Surely they would have searched his LinkedIn page before setting up the interview.

 

Why are these thoughts in his head? 

 

The thoughts are there because racial discrimination in the workplace in most people’s minds truly exists.  


Is it just in their minds though? 


Countless studies have been conducted and articles written on the statistical discrimination theory, which holds that women and minorities earn lower wages because they on average have lower productivity.   


That sounds like a very nice way of saying the perception is that minorities are lazy so they get paid less


But this is not what this article is about.  


It is about the African-American man that is well educated, qualified and suitable for the position, but struggles climbing the “Black Ladder” of corporate America.  


Racial discrimination in the workplace is real. 


 “The New CEOs: Women, African American, Latino, and Asian American Leaders of…” by Richard L. Zweigenhaft and G. William Domhoff states that in 1955 when Fortune Magazine published its first list of top 500 companies in the United States, every CEO of every company was a White male.

 

Jamie, an African-American IT system engineer, recalls struggling through racial discrimination in the workplace for years.   


“I was on a three year project at a company where we were changing out the entire software system.  I worked 75 to 80 hours a week, holidays and on call constantly.  My Caucasian counterparts did not do the same, but yet I was always looked at like I didn’t know enough and they knew more.”  


Other Black men feel as if they are a pawn or they are there to fill a quota.  


As they move up the “Black Ladder,” the company uses them in two ways.  The company can claim they are an equal opportunity employer and use their Black faces as a way to reach markets that they normally wouldn’t touch. 

 

It is a very clever way of masking racial discrimination in the workplace, reverse promotion.  


On the other hand, instead of not getting the job because you’re Black, you are granted the job because you are Black.  Wait a minute isn’t that called affirmative action? (Side eye).  


Between 1999-2010, 14 African-Americans were appointed the position of CEO of Fortune 500 companies according to Zweigenhaft and Domhoff.  


Notice that the statement says 14 African-Americans, not gender specific but we are still making progress, right?  


Well, what happens when you arrive?  


You have worked your way through the racial discrimination in the workplace, specifically corporate America.  


The question that is now asked by many is did you lose some of your “blackness?”   


Did you have to laugh at some jokes that were not funny at all or endure some stories that you could not relate to?  


Were you asked “the questions?”  


The ones that start off with I always wanted to ask or I hope I don’t offend you but…  


Did you change your style of dress?  


No more Steve Harvey suits, but you now only shop at Jos.

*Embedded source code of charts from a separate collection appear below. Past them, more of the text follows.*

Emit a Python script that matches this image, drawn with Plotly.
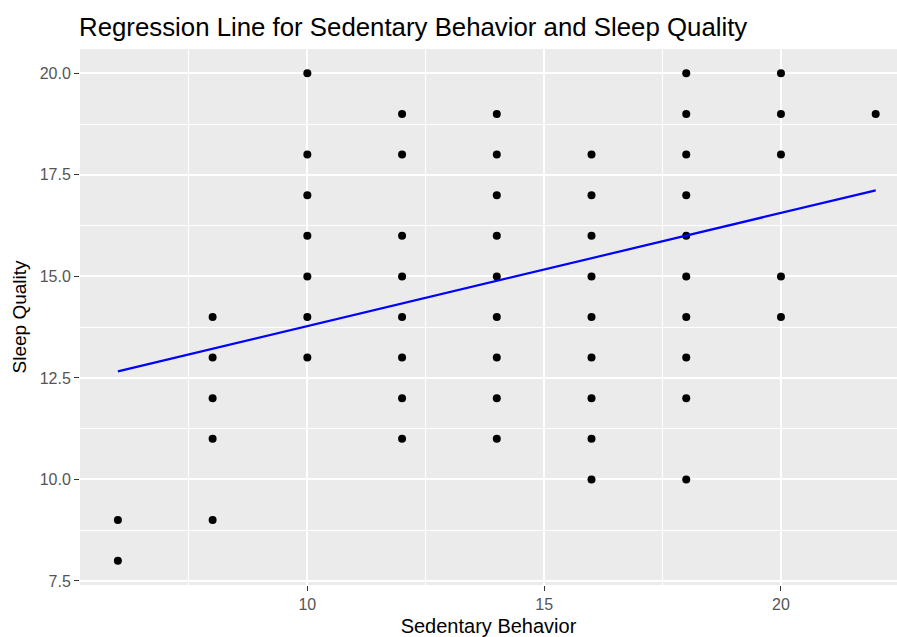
import plotly.graph_objects as go

sedentary = [6, 6,
             8, 8, 8, 8, 8,
             10, 10, 10, 10, 10, 10, 10,
             12, 12, 12, 12, 12, 12, 12, 12,
             14, 14, 14, 14, 14, 14, 14, 14, 14,
             16, 16, 16, 16, 16, 16, 16, 16, 16,
             18, 18, 18, 18, 18, 18, 18, 18, 18, 18,
             20, 20, 20, 20, 20,
             22]
sleep = [9, 8,
         14, 13, 12, 11, 9,
         20, 18, 17, 16, 15, 14, 13,
         19, 18, 16, 15, 14, 13, 12, 11,
         19, 18, 17, 16, 15, 14, 13, 12, 11,
         18, 17, 16, 15, 14, 13, 12, 11, 10,
         20, 19, 18, 17, 16, 15, 14, 13, 12, 10,
         20, 19, 18, 15, 14,
         19]

line_x = [6, 22]
line_y = [12.66, 17.12]

x_ticks = [10, 15, 20]
y_ticks = [7.5, 10.0, 12.5, 15.0, 17.5, 20.0]
y_tick_labels = ["7.5", "10.0", "12.5", "15.0", "17.5", "20.0"]

fig = go.Figure()
fig.add_trace(go.Scatter(x=sedentary, y=sleep, mode="markers",
                         marker=dict(color="black", size=8), showlegend=False))
fig.add_trace(go.Scatter(x=line_x, y=line_y, mode="lines",
                         line=dict(color="blue", width=2.2), showlegend=False))

fig.update_layout(
    width=897, height=637,
    margin=dict(l=80, r=0, t=49, b=52, autoexpand=False),
    paper_bgcolor="white", plot_bgcolor="#EBEBEB",
    font=dict(family="Liberation Sans, Arial, sans-serif"),
    title=dict(text="Regression Line for Sedentary Behavior and Sleep Quality",
               x=79/897, xanchor="left", y=1-27/637, yanchor="middle",
               font=dict(size=25.8, color="black"), automargin=False),
)
fig.update_xaxes(
    range=[5.2, 22.45], tickvals=x_ticks, ticktext=[str(v) for v in x_ticks],
    showgrid=True, gridcolor="white", gridwidth=1.6, zeroline=False,
    minor=dict(tickvals=[7.5, 12.5, 17.5], showgrid=True, gridcolor="white", gridwidth=0.7),
    ticks="outside", ticklen=5, tickcolor="#333333", tickwidth=1,
    tickfont=dict(size=16, color="#555555"),
    title=dict(text="Sedentary Behavior", font=dict(size=20, color="black"), standoff=7),
    showline=False, automargin=False,
)
fig.update_yaxes(
    range=[7.4, 20.6], tickvals=y_ticks, ticktext=y_tick_labels,
    showgrid=True, gridcolor="white", gridwidth=1.6, zeroline=False,
    minor=dict(tickvals=[8.75, 11.25, 13.75, 16.25, 18.75], showgrid=True, gridcolor="white", gridwidth=0.7),
    ticks="outside", ticklen=5, tickcolor="#333333", tickwidth=1,
    tickfont=dict(size=16, color="#555555"),
    title=dict(text="Sleep Quality", font=dict(size=19, color="black"), standoff=8),
    showline=False, automargin=False,
)

fig.write_html("out.html", config={"displayModeBar": False},
               post_script="document.body.style.margin='0';document.body.style.overflow='hidden';")
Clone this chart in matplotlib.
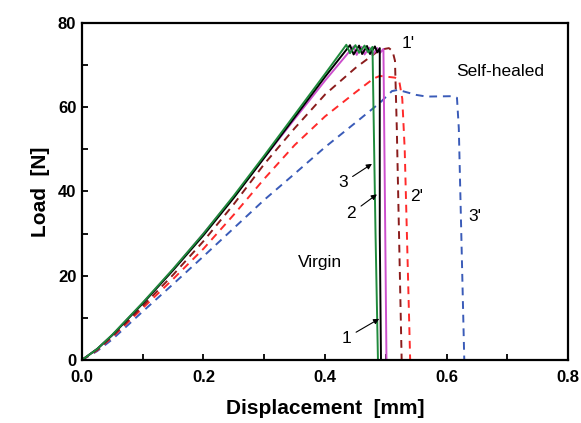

A. Bank.  


An educated brother that I will leave nameless said, “How can you criticize a brother who assumingly had to build a thick level of self-resilience and indifference to opposition in means of being successful?”  


So we must continue playing the game and climbing the “Black Ladder” step-by-step knowing the real hate may begin once at the top.


It is 9:07 a.m. and the bell inside the elevator rings and the number 15 on the panel board lights up.  


He adjusts his jacket one more time.   


The doors open and he pauses for a second hoping that just like the elevator doors are opening, the doors to his future are opening as well.  


 He has a calm nervousness about him but you can’t see it through his business swagger.  


He approaches the receptionist desk making eye contact with her.  


“How can I help you,” she asks? 


“I’m here to see Mr. Coleman. I have a 9:30 interview.” 


He is proud to say his resume-ready name.  


She smiles and says, “Mr. Coleman is expecting you.  Have a seat please.  Would you like a water or coffee?”


  “No I’m fine.”


  His only thirst is for success.  


He takes out his portfolio to glance over some of his accomplishments when he hears shoes stepping across the tiled floor.  


He slowly looks up.  


A hand reaches out to shake his.  


He begins to stand when he notices that the hand looks like his. 

 

 

#JustMyThoughts

This article was published on Friday 18 September, 2015.